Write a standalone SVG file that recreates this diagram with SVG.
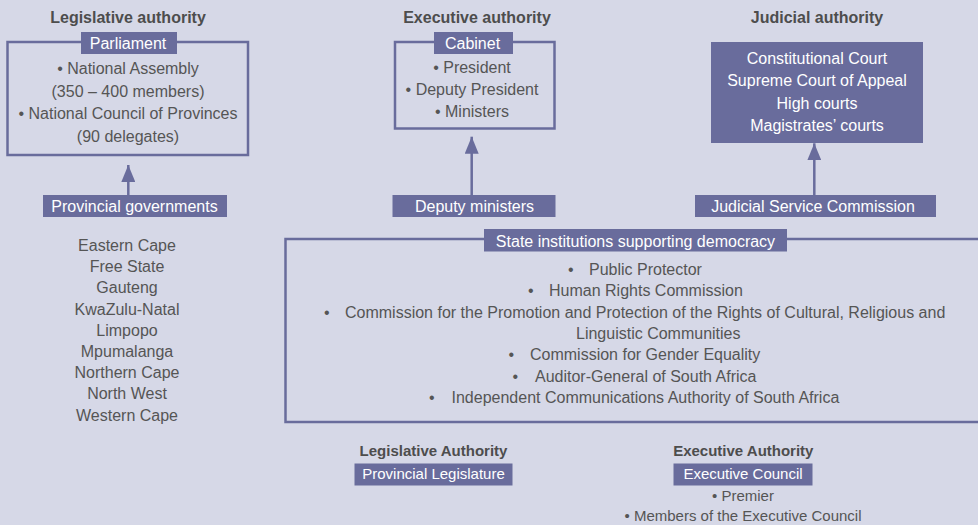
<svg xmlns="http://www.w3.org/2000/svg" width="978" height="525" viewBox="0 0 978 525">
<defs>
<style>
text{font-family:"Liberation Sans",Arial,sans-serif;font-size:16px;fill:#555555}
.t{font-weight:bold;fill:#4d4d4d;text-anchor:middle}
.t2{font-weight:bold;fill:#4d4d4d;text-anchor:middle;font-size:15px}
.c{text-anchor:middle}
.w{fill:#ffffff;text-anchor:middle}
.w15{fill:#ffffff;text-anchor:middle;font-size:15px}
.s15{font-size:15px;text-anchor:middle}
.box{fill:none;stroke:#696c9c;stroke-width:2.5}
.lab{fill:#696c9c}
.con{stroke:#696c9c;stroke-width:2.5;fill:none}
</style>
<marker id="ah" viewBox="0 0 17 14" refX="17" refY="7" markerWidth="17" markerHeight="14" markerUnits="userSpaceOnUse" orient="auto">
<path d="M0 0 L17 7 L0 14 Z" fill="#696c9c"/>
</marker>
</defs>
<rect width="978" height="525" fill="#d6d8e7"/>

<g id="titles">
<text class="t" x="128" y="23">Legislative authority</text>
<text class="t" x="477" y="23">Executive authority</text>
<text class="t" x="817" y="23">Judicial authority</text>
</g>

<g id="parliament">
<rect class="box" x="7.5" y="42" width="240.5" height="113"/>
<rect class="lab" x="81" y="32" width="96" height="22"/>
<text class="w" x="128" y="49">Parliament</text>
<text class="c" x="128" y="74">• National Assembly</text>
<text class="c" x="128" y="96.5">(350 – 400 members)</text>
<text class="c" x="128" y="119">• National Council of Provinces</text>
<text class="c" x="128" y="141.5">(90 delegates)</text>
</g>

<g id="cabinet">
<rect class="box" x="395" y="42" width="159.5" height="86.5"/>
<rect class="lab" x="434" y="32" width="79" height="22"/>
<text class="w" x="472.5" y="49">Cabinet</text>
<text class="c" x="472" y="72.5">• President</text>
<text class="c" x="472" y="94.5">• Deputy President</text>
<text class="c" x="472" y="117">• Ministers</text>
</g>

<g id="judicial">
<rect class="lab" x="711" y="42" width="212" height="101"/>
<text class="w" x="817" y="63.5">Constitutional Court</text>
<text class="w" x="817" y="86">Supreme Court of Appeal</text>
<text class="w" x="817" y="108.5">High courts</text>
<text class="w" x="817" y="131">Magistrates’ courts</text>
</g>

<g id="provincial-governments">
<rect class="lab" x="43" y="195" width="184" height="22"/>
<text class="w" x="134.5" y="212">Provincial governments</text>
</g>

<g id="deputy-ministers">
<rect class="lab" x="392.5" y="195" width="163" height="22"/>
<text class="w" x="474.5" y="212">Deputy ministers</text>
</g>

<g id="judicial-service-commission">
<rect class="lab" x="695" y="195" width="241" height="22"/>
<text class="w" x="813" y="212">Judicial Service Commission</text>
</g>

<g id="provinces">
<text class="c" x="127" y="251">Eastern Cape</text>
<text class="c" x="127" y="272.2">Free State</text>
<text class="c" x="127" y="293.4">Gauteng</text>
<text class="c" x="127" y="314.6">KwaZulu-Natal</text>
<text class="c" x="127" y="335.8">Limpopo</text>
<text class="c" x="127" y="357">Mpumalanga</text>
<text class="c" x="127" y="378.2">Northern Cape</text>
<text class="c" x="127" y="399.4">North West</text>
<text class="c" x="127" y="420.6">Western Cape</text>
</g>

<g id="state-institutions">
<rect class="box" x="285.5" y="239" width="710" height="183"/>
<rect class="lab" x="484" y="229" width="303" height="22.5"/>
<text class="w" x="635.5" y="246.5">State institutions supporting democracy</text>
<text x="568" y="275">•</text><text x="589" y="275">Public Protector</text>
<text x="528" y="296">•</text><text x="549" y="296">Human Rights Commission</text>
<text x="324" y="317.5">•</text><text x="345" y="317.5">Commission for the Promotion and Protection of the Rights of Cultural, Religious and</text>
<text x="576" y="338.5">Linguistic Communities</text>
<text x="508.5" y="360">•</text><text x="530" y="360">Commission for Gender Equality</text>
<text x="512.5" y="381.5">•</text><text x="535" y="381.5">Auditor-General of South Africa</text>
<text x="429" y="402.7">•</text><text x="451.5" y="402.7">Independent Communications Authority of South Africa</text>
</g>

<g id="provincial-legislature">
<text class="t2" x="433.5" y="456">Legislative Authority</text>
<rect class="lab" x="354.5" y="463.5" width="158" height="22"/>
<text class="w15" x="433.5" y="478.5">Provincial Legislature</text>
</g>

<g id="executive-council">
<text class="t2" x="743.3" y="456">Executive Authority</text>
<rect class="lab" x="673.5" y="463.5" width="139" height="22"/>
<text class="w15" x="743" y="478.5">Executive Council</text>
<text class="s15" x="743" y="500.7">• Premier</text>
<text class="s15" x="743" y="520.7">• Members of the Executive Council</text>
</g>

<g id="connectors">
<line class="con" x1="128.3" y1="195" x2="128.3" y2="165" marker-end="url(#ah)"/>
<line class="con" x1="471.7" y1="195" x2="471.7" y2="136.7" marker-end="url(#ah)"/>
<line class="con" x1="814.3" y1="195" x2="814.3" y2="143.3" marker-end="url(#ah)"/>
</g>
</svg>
○ ○ ○ ○
Instructions to follow →
Write out the whole listing again, exactly, with no pictures.

Output below →
Write a standalone SVG file that recreates this diagram with SVG.
<svg xmlns="http://www.w3.org/2000/svg" width="978" height="525" viewBox="0 0 978 525">
<defs>
<style>
text{font-family:"Liberation Sans",Arial,sans-serif;font-size:16px;fill:#555555}
.t{font-weight:bold;fill:#4d4d4d;text-anchor:middle}
.t2{font-weight:bold;fill:#4d4d4d;text-anchor:middle;font-size:15px}
.c{text-anchor:middle}
.w{fill:#ffffff;text-anchor:middle}
.w15{fill:#ffffff;text-anchor:middle;font-size:15px}
.s15{font-size:15px;text-anchor:middle}
.box{fill:none;stroke:#696c9c;stroke-width:2.5}
.lab{fill:#696c9c}
.con{stroke:#696c9c;stroke-width:2.5;fill:none}
</style>
<marker id="ah" viewBox="0 0 17 14" refX="17" refY="7" markerWidth="17" markerHeight="14" markerUnits="userSpaceOnUse" orient="auto">
<path d="M0 0 L17 7 L0 14 Z" fill="#696c9c"/>
</marker>
</defs>
<rect width="978" height="525" fill="#d6d8e7"/>

<g id="titles">
<text class="t" x="128" y="23">Legislative authority</text>
<text class="t" x="477" y="23">Executive authority</text>
<text class="t" x="817" y="23">Judicial authority</text>
</g>

<g id="parliament">
<rect class="box" x="7.5" y="42" width="240.5" height="113"/>
<rect class="lab" x="81" y="32" width="96" height="22"/>
<text class="w" x="128" y="49">Parliament</text>
<text class="c" x="128" y="74">• National Assembly</text>
<text class="c" x="128" y="96.5">(350 – 400 members)</text>
<text class="c" x="128" y="119">• National Council of Provinces</text>
<text class="c" x="128" y="141.5">(90 delegates)</text>
</g>

<g id="cabinet">
<rect class="box" x="395" y="42" width="159.5" height="86.5"/>
<rect class="lab" x="434" y="32" width="79" height="22"/>
<text class="w" x="472.5" y="49">Cabinet</text>
<text class="c" x="472" y="72.5">• President</text>
<text class="c" x="472" y="94.5">• Deputy President</text>
<text class="c" x="472" y="117">• Ministers</text>
</g>

<g id="judicial">
<rect class="lab" x="711" y="42" width="212" height="101"/>
<text class="w" x="817" y="63.5">Constitutional Court</text>
<text class="w" x="817" y="86">Supreme Court of Appeal</text>
<text class="w" x="817" y="108.5">High courts</text>
<text class="w" x="817" y="131">Magistrates’ courts</text>
</g>

<g id="provincial-governments">
<rect class="lab" x="43" y="195" width="184" height="22"/>
<text class="w" x="134.5" y="212">Provincial governments</text>
</g>

<g id="deputy-ministers">
<rect class="lab" x="392.5" y="195" width="163" height="22"/>
<text class="w" x="474.5" y="212">Deputy ministers</text>
</g>

<g id="judicial-service-commission">
<rect class="lab" x="695" y="195" width="241" height="22"/>
<text class="w" x="813" y="212">Judicial Service Commission</text>
</g>

<g id="provinces">
<text class="c" x="127" y="251">Eastern Cape</text>
<text class="c" x="127" y="272.2">Free State</text>
<text class="c" x="127" y="293.4">Gauteng</text>
<text class="c" x="127" y="314.6">KwaZulu-Natal</text>
<text class="c" x="127" y="335.8">Limpopo</text>
<text class="c" x="127" y="357">Mpumalanga</text>
<text class="c" x="127" y="378.2">Northern Cape</text>
<text class="c" x="127" y="399.4">North West</text>
<text class="c" x="127" y="420.6">Western Cape</text>
</g>

<g id="state-institutions">
<rect class="box" x="285.5" y="239" width="710" height="183"/>
<rect class="lab" x="484" y="229" width="303" height="22.5"/>
<text class="w" x="635.5" y="246.5">State institutions supporting democracy</text>
<text x="568" y="275">•</text><text x="589" y="275">Public Protector</text>
<text x="528" y="296">•</text><text x="549" y="296">Human Rights Commission</text>
<text x="324" y="317.5">•</text><text x="345" y="317.5">Commission for the Promotion and Protection of the Rights of Cultural, Religious and</text>
<text x="576" y="338.5">Linguistic Communities</text>
<text x="508.5" y="360">•</text><text x="530" y="360">Commission for Gender Equality</text>
<text x="512.5" y="381.5">•</text><text x="535" y="381.5">Auditor-General of South Africa</text>
<text x="429" y="402.7">•</text><text x="451.5" y="402.7">Independent Communications Authority of South Africa</text>
</g>

<g id="provincial-legislature">
<text class="t2" x="433.5" y="456">Legislative Authority</text>
<rect class="lab" x="354.5" y="463.5" width="158" height="22"/>
<text class="w15" x="433.5" y="478.5">Provincial Legislature</text>
</g>

<g id="executive-council">
<text class="t2" x="743.3" y="456">Executive Authority</text>
<rect class="lab" x="673.5" y="463.5" width="139" height="22"/>
<text class="w15" x="743" y="478.5">Executive Council</text>
<text class="s15" x="743" y="500.7">• Premier</text>
<text class="s15" x="743" y="520.7">• Members of the Executive Council</text>
</g>

<g id="connectors">
<line class="con" x1="128.3" y1="195" x2="128.3" y2="165" marker-end="url(#ah)"/>
<line class="con" x1="471.7" y1="195" x2="471.7" y2="136.7" marker-end="url(#ah)"/>
<line class="con" x1="814.3" y1="195" x2="814.3" y2="143.3" marker-end="url(#ah)"/>
</g>
</svg>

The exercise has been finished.